En 1675, il établit les deux premières écoles gratuites de filles, et en 1680 fonda la communauté des soeurs de Saint-Charles, pour le recrutement des institutrices. Dans les écoles de filles, dont le nombre fut bientôt de six, les maîtresses, outre la lecture et l'écriture, enseignaient à faire de petits ouvrages manuels, comme des boutons, de la dentelle, etc.
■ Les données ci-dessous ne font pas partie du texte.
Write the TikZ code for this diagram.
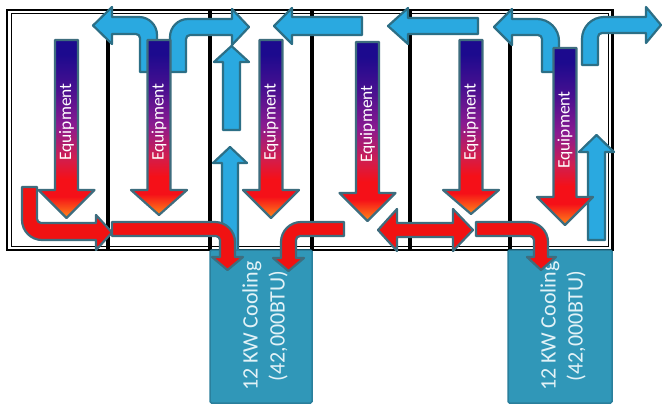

Après la révocation de l'Edit de Nantes, Louis XIV, voulant s'assurer de l'orthodoxie des maîtres et forcer les enfants des protestants à fréquenter les écoles catholiques, écrivit (1686) à l'archevêque de Lyon pour l'inviter à préposer des ecclésiastiques à la visite des écoles du diocèse. Ce fut Démia qui organisa ces visites, dont les procès-verbaux ont été conservés.
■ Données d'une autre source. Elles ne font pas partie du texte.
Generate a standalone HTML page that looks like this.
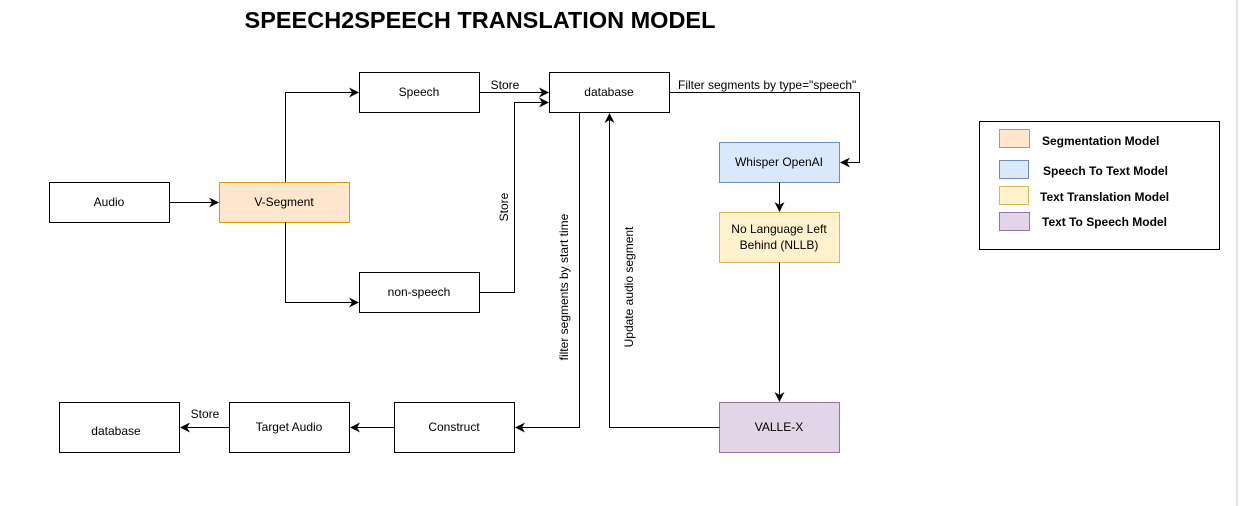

En 1688, Démia fit paraître des Réglemens pour les écoles de la ville et diocèse de Lyon (chez André Olyer. 1 vol. petit in-4°)., qui contiennent l'exposé de ses doctrines pédagogiques. En dehors des catéchismes, le programme des écoles des pauvres comprenait la lecture, l'écriture, quelques notions d'orthographe et de grammaire, et les principes de l'arithmétique. Il introduisit dans les classes ce qu'on appela plus tard l'enseignement mutuel : il recommande de choisir, parmi les écoliers les plus capables et les plus studieux, un certain nombre d'officiers, dont les uns, sous le nom d'intendants et de décurions, seront chargés de la surveillance, tandis que les autres devront faire répéter les leçons du maître, reprendre les écoliers quand ils se trompent, guider la main hésitante des « jeunes écrivains », etc. Pour rendre possible la simultanéité de l'enseignement, l'auteur des règlements divise l'école en huit classes, dont le maître devra s'occuper tour à tour ; chacune de ces classes peut se subdiviser en bandes. La seule méthode de lecture qu'il connaisse, c'est la méthode alphabétique, et, par une étrange anomalie, on doit commencer à lire le latin avant le français (Voir Lecture). L'écriture s'enseigne à l'aide d'exemples manuscrites ou gravées. Une fois que l'enfant sait lire et convenablement écrire, on le met à l'orthographe. L'enseignement de l'arithmétique pouvait se donner soit didactiquement au tableau noir, d'après les auteurs qui avaient écrit sur la matière, soit par la méthode intuitive du jet à la main. Enfin les enfants étaient préparés aux cérémonies religieuses par des leçons de plain-chant. La classe durait le matin de sept heures à dix heures, et le soir d'une heure et demie à quatre heures et demie.